The AP reports Al-Qaida group says it plans cartoon recruiting film aimed at drawing in children
An al-Qaida affiliate says it plans to roll out what some have called a Disney-like animated cartoon aimed at recruiting children to the terror network. Scenes from the proposed short film show young boys dressed in battle fatigues and participating in raids, killings and terror plots. It is the latest attempt by the terror organization to use multimedia to draw in potential recruits. 
Kiddie shows for terror recruitment! I wonder where they got that idea. No wonder Hamas criticized the killing of Osama bin Laden, they and Al Qaeda think alike.


5) Follow ups

Reader Lynn pointed out a couple of things from previous Samplers about which I haven't been accurate. I've been writing that the new anti-boycott law establishes a tort for actual damages caused. This isn't necessarily correct. According to the translation of the bill, damages may not be necessary for someone to be obligated to pay.
(c) If the court finds that a civil wrong according to this law was intentionally carried out, the court is authorized to charge the civil wrongdoer with thepayment of compensations that are not dependent on the damage (in this clause - damages for example); when determining the amount of damages for example, the court will take in to account, among others, the circumstances in which the civil wrong had been carried out, its severity and its scope.
Also I've written that Israel stopped remitting tax payments to the PA in retaliation for the Fatah-Hamas unity agreement.

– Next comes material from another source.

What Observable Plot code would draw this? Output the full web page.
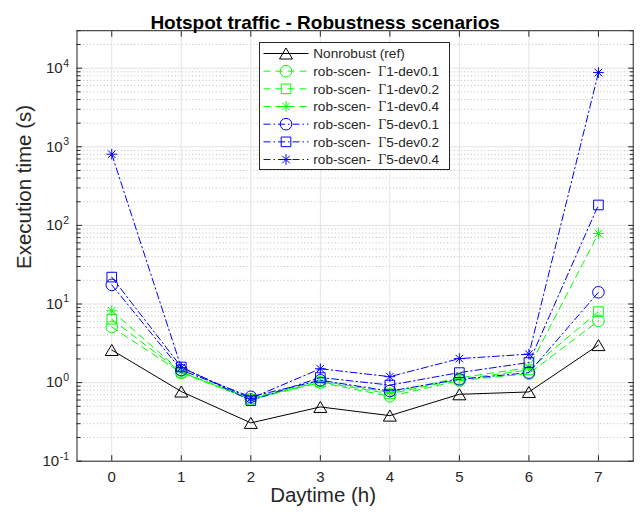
<!DOCTYPE html>
<html><head><meta charset="utf-8">
<script src="https://cdn.jsdelivr.net/npm/d3@7"></script>
<script src="https://cdn.jsdelivr.net/npm/@observablehq/plot@0.6"></script>
<style>
html,body{margin:0;padding:0;background:#fff;}
#chart{width:643px;height:514px;}
</style></head><body><div id="chart"></div>
<script>
// ---- data ----
const hours = [0, 1, 2, 3, 4, 5, 6, 7];
const seriesLabels = [
  "Nonrobust (ref)",
  "rob-scen-  Γ1-dev0.1",
  "rob-scen-  Γ1-dev0.2",
  "rob-scen-  Γ1-dev0.4",
  "rob-scen-  Γ5-dev0.1",
  "rob-scen-  Γ5-dev0.2",
  "rob-scen-  Γ5-dev0.4"
];
const nonrobust = [2.6, 0.77, 0.307, 0.49, 0.38, 0.71, 0.76, 3.0];
const g1dev01 = [5.1, 1.33, 0.61, 1.0, 0.67, 1.06, 1.3, 6.1];
const g1dev02 = [6.4, 1.35, 0.62, 1.02, 0.72, 1.1, 1.45, 8.0];
const g1dev04 = [8.2, 1.37, 0.63, 1.05, 0.75, 1.15, 1.55, 79];
const g5dev01 = [17.5, 1.44, 0.66, 1.07, 0.78, 1.1, 1.34, 14.1];
const g5dev02 = [22, 1.58, 0.59, 1.16, 0.93, 1.34, 1.8, 182];
const g5dev04 = [805, 1.55, 0.63, 1.5, 1.19, 2.02, 2.3, 8800];
const seriesValues = [nonrobust, g1dev01, g1dev02, g1dev04, g5dev01, g5dev02, g5dev04];
const yMajorExponents = [-1, 0, 1, 2, 3, 4];
const titleText = "Hotspot traffic - Robustness scenarios";
const xLabelText = "Daytime (h)";
const yLabelText = "Execution time (s)";

// ---- styles ----
const GREEN = "#00ff00", BLUE = "#0000ff", BLACK = "#000000";
const DASH = "7,5", DASHDOT = "7,3,1.5,3";
const seriesStyles = [
  {color: BLACK, dash: null, sym: "triangle"},
  {color: GREEN, dash: DASH, sym: "circle"},
  {color: GREEN, dash: DASH, sym: "square"},
  {color: GREEN, dash: DASH, sym: "asterisk"},
  {color: BLUE, dash: DASHDOT, sym: "circle"},
  {color: BLUE, dash: DASHDOT, sym: "square"},
  {color: BLUE, dash: DASHDOT, sym: "asterisk"}
];

function makeSymbol(kind) {
  return {
    draw(ctx, size) {
      const r = Math.sqrt(size / Math.PI);
      if (kind === "circle") {
        ctx.moveTo(r, 0); ctx.arc(0, 0, r, 0, 2 * Math.PI); ctx.closePath();
      } else if (kind === "square") {
        const s = 0.83 * r;
        ctx.moveTo(-s, -s); ctx.lineTo(s, -s); ctx.lineTo(s, s); ctx.lineTo(-s, s); ctx.closePath();
      } else if (kind === "triangle") {
        const h = 0.95 * r, w = 1.12 * r;
        ctx.moveTo(0, -h); ctx.lineTo(w, h); ctx.lineTo(-w, h); ctx.closePath();
      } else {
        const a = 0.92 * r, d = a * Math.SQRT1_2;
        ctx.moveTo(0, -a); ctx.lineTo(0, a);
        ctx.moveTo(-a, 0); ctx.lineTo(a, 0);
        ctx.moveTo(-d, -d); ctx.lineTo(d, d);
        ctx.moveTo(-d, d); ctx.lineTo(d, -d);
      }
    }
  };
}
const MR = 5.8;

const rows = seriesLabels.map((name, i) => hours.map((h, j) => ({series: name, hour: h, time: seriesValues[i][j]})));

const yMajor = yMajorExponents.map(k => Math.pow(10, k));
const yMinor = [];
for (const k of yMajorExponents) for (let m = 2; m <= 9; m++) { const v = m * Math.pow(10, k); if (v <= 30000) yMinor.push(v); }

const FRAMEC = "#262626";
const marks = [
  Plot.gridY(yMinor, {stroke: "#bdbdbd", strokeOpacity: 1, strokeDasharray: "1,2.4", strokeWidth: 1}),
  Plot.gridY(yMajor, {stroke: "#e3e3e3", strokeOpacity: 1, strokeWidth: 1}),
  Plot.gridX(hours, {stroke: "#e3e3e3", strokeOpacity: 1, strokeWidth: 1}),
];
rows.forEach((data, i) => {
  const st = seriesStyles[i];
  marks.push(Plot.line(data, {x: "hour", y: "time", stroke: st.color, strokeWidth: 1, strokeDasharray: st.dash}));
  marks.push(Plot.dot(data, {x: "hour", y: "time", stroke: st.color, fill: "none", strokeWidth: 1, r: MR, symbol: makeSymbol(st.sym)}));
});
marks.push(
  Plot.frame({stroke: FRAMEC, strokeWidth: 1}),
  // inward ticks
  Plot.axisY(yMajor, {anchor: "left", tickSize: 5.5, dx: 5.5, tickFormat: () => "", label: null, stroke: FRAMEC}),
  Plot.axisY(yMajor, {anchor: "right", tickSize: 5.5, dx: -5.5, tickFormat: () => "", label: null, stroke: FRAMEC}),
  Plot.axisY(yMinor, {anchor: "left", tickSize: 4, dx: 4, tickFormat: () => "", label: null, stroke: FRAMEC}),
  Plot.axisY(yMinor, {anchor: "right", tickSize: 4, dx: -4, tickFormat: () => "", label: null, stroke: FRAMEC}),
  Plot.axisX(hours, {anchor: "bottom", tickSize: 5.5, dy: -5.5, tickFormat: () => "", label: null, stroke: FRAMEC}),
  Plot.axisX(hours, {anchor: "top", tickSize: 5.5, dy: 5.5, tickFormat: () => "", label: null, stroke: FRAMEC}),
  // labels
  Plot.axisX(hours, {anchor: "bottom", tickSize: 0, tickPadding: 10, fontSize: 15, label: null, tickFormat: d => String(d)}),
  Plot.axisY(yMajor, {anchor: "left", tickSize: 0, tickPadding: 8, fontSize: 15, label: null, tickFormat: d => "10^" + Math.round(Math.log10(d))}),
  Plot.text([xLabelText], {frameAnchor: "bottom", dx: -32, dy: 41, fontSize: 20.5, fill: FRAMEC}),
  Plot.text([yLabelText], {frameAnchor: "left", dx: -52.5, dy: 23, rotate: -90, fontSize: 20.5, fill: FRAMEC}),
  Plot.text([titleText], {frameAnchor: "top", dx: -30, dy: -15.5, fontSize: 19, fontWeight: "bold", fill: "#000"})
);

const svg = Plot.plot({
  width: 643,
  height: 514,
  marginLeft: 76.5,
  marginRight: 10.3,
  marginTop: 30.2,
  marginBottom: 53.3,
  style: {fontFamily: "'Liberation Sans', Arial, sans-serif", fontSize: "15px", color: FRAMEC, background: "white", overflow: "visible"},
  x: {type: "linear", domain: [-0.5, 7.5]},
  y: {type: "log", domain: [0.1, 30000]},
  marks
});
document.getElementById("chart").appendChild(svg);

// superscript exponents on the y tick labels
d3.select(svg).selectAll('g[aria-label="axis tick label"] text, g[aria-label="y-axis tick label"] text').each(function() {
  const t = this.textContent;
  const m = /^10\^(-?\d+)$/.exec(t);
  if (!m) return;
  const sel = d3.select(this);
  sel.text(null);
  sel.append("tspan").text("10");
  sel.append("tspan").attr("dx", 0.5).attr("dy", -6.5).attr("font-size", 10.5).text(m[1]);
});

// legend
const lg = d3.select(svg).append("g").attr("class", "legend").attr("text-anchor", "start");
const LX = 259.5, LY = 42.5, LW = 190, LH = 127, ROW0 = 53.5, ROWH = 17.67;
lg.append("rect").attr("x", LX).attr("y", LY).attr("width", LW).attr("height", LH)
  .attr("fill", "white").attr("stroke", FRAMEC).attr("stroke-width", 1);
seriesLabels.forEach((name, i) => {
  const st = seriesStyles[i];
  const cy = ROW0 + i * ROWH;
  lg.append("line").attr("x1", 263.5).attr("x2", 308.5).attr("y1", cy).attr("y2", cy)
    .attr("stroke", st.color).attr("stroke-width", 1).attr("stroke-dasharray", st.dash);
  lg.append("path").attr("transform", `translate(286,${cy})`)
    .attr("d", d3.symbol(makeSymbol(st.sym), MR * MR * Math.PI)())
    .attr("fill", "none").attr("stroke", st.color).attr("stroke-width", 1);
  const tx = lg.append("text").attr("x", 313.3).attr("y", cy).attr("dy", "0.35em")
    .attr("text-anchor", "start")
    .attr("font-size", 13.6).attr("fill", FRAMEC).style("white-space", "pre");
  const parts = name.split("Γ");
  tx.append("tspan").text(parts[0]);
  if (parts.length > 1) {
    tx.append("tspan").attr("font-family", "'Liberation Serif', 'Times New Roman', serif").text("Γ");
    tx.append("tspan").text(parts[1]);
  }
});
</script>
</body></html>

Back in May, Israel gave into American pressure.

Bowing to international pressure, Finance Minister Yuval Steinitz confirmed a statement issued by a Palestinian official on Sunday that he would renew the transfer of millions of dollars in suspended tax transfers to the Palestinian Authority.  
"For the last two weeks, we gave the PA a yellow card," the finance minister said Sunday night, "but we decided to renew the revenue transfers after we got confirmation from the Palestinians that no money will be transferred to Hamas or to terrorist operations."